Written exercise> Can you find the lines of the listing that include "matplotlib" and copy every one?

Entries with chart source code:
####

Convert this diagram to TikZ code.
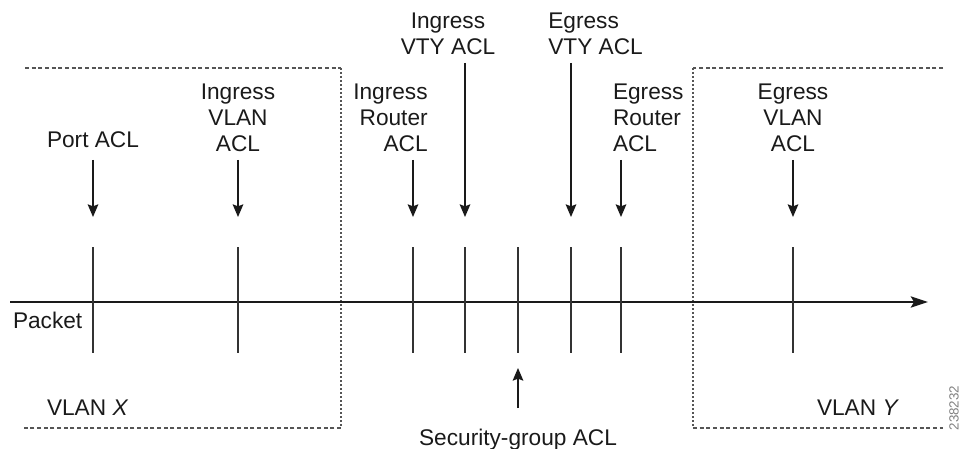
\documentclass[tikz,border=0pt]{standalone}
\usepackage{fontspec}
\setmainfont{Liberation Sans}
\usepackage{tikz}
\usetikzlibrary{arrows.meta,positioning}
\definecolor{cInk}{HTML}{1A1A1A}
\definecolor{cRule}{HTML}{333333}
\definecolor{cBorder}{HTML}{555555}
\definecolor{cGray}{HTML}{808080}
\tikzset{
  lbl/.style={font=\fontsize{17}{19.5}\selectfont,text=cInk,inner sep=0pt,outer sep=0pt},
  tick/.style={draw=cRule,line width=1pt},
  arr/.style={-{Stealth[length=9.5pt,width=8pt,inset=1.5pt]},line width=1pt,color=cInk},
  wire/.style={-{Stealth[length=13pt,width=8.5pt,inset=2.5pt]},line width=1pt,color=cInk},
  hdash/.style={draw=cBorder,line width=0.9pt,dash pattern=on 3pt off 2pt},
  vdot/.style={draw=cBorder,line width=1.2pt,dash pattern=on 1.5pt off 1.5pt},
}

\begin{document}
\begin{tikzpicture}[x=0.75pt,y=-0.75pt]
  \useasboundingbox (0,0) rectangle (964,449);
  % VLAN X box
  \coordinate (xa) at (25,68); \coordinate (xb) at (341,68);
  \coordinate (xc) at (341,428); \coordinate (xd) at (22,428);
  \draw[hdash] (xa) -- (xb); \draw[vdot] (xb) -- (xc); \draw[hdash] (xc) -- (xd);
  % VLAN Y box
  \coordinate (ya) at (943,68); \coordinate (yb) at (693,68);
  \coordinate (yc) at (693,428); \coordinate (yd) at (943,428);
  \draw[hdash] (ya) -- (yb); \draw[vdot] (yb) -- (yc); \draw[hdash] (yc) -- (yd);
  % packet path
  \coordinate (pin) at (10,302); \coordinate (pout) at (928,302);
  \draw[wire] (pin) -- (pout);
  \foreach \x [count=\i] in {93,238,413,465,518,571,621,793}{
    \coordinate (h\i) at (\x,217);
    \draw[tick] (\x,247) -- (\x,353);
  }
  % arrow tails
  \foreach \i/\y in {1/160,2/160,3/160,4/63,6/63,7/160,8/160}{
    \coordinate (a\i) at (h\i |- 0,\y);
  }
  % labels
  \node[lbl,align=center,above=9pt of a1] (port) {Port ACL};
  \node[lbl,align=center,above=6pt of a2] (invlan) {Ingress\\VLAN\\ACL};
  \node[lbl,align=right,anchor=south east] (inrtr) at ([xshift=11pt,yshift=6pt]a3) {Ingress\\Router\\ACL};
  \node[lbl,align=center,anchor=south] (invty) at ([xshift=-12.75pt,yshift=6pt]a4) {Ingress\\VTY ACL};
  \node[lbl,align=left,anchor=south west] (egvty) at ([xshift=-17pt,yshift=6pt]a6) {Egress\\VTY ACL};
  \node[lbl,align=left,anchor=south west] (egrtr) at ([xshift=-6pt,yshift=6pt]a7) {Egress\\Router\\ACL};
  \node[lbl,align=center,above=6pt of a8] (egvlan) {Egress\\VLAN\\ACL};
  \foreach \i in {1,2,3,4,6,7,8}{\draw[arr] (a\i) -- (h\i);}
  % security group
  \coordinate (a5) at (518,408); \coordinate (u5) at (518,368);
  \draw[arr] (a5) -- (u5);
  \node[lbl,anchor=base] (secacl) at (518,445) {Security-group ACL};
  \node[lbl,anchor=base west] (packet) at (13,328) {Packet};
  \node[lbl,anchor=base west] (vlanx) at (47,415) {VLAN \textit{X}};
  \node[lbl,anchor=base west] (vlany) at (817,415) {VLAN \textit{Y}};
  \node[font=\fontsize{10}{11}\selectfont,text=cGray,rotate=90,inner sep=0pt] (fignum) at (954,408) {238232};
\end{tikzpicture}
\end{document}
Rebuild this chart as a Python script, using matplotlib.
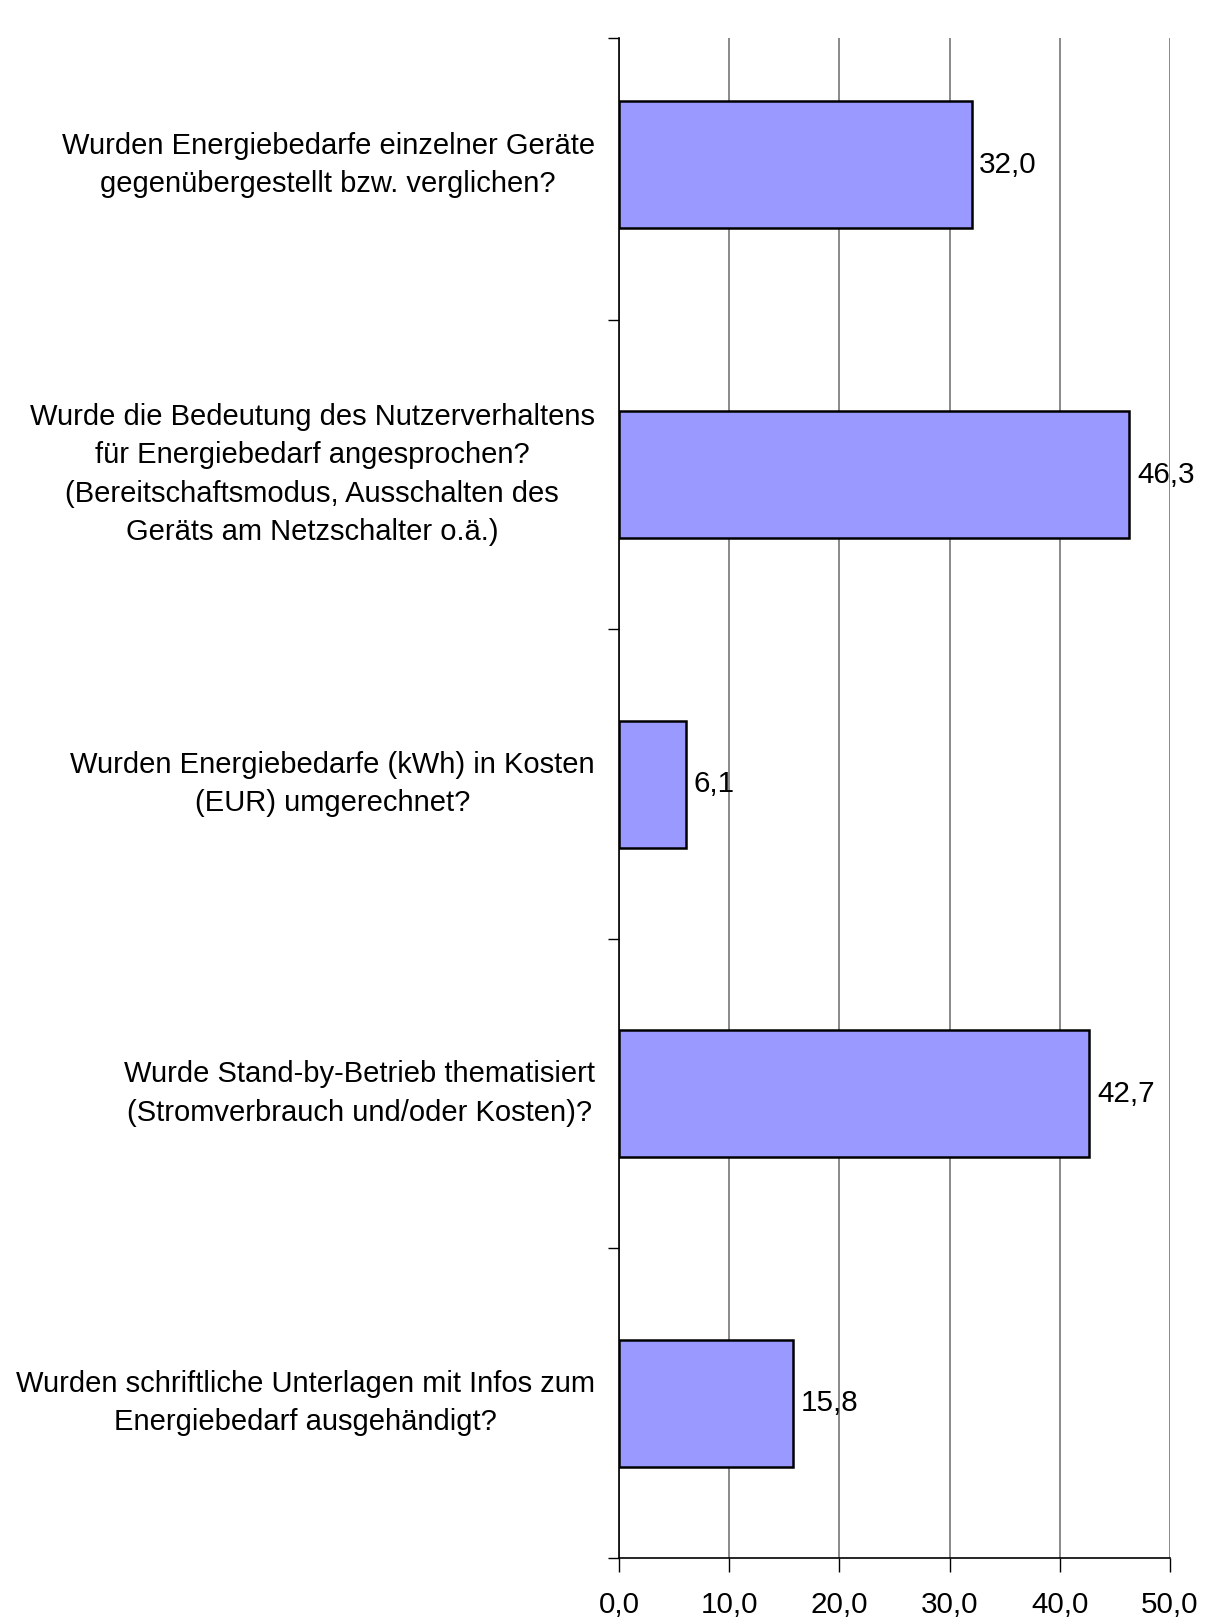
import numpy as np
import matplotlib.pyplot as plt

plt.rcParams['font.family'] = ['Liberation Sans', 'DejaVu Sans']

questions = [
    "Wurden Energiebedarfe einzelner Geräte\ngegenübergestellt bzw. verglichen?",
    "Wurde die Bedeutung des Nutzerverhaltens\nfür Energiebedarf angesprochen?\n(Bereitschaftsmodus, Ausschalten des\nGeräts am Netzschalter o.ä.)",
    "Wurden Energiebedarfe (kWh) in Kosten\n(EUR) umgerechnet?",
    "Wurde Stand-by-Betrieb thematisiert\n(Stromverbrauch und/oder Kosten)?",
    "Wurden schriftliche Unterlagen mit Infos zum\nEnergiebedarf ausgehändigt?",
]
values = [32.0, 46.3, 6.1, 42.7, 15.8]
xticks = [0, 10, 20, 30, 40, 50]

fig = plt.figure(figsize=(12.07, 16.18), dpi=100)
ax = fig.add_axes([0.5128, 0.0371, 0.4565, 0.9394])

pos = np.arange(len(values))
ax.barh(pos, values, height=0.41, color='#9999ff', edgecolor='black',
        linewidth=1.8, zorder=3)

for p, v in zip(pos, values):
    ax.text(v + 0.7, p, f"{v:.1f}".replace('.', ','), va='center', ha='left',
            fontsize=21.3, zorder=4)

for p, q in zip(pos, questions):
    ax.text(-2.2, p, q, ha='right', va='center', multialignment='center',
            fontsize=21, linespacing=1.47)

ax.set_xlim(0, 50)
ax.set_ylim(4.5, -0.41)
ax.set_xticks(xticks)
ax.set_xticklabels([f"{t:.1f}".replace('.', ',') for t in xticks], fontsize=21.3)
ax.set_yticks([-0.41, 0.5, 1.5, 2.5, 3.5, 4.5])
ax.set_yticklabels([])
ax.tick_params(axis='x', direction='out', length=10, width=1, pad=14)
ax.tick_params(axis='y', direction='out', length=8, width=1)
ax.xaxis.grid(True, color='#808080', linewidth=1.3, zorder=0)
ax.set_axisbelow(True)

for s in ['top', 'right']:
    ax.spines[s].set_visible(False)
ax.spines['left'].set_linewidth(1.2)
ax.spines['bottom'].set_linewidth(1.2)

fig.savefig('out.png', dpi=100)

####

Result of the task>
Rebuild this chart as a Python script, using matplotlib.
import matplotlib.pyplot as plt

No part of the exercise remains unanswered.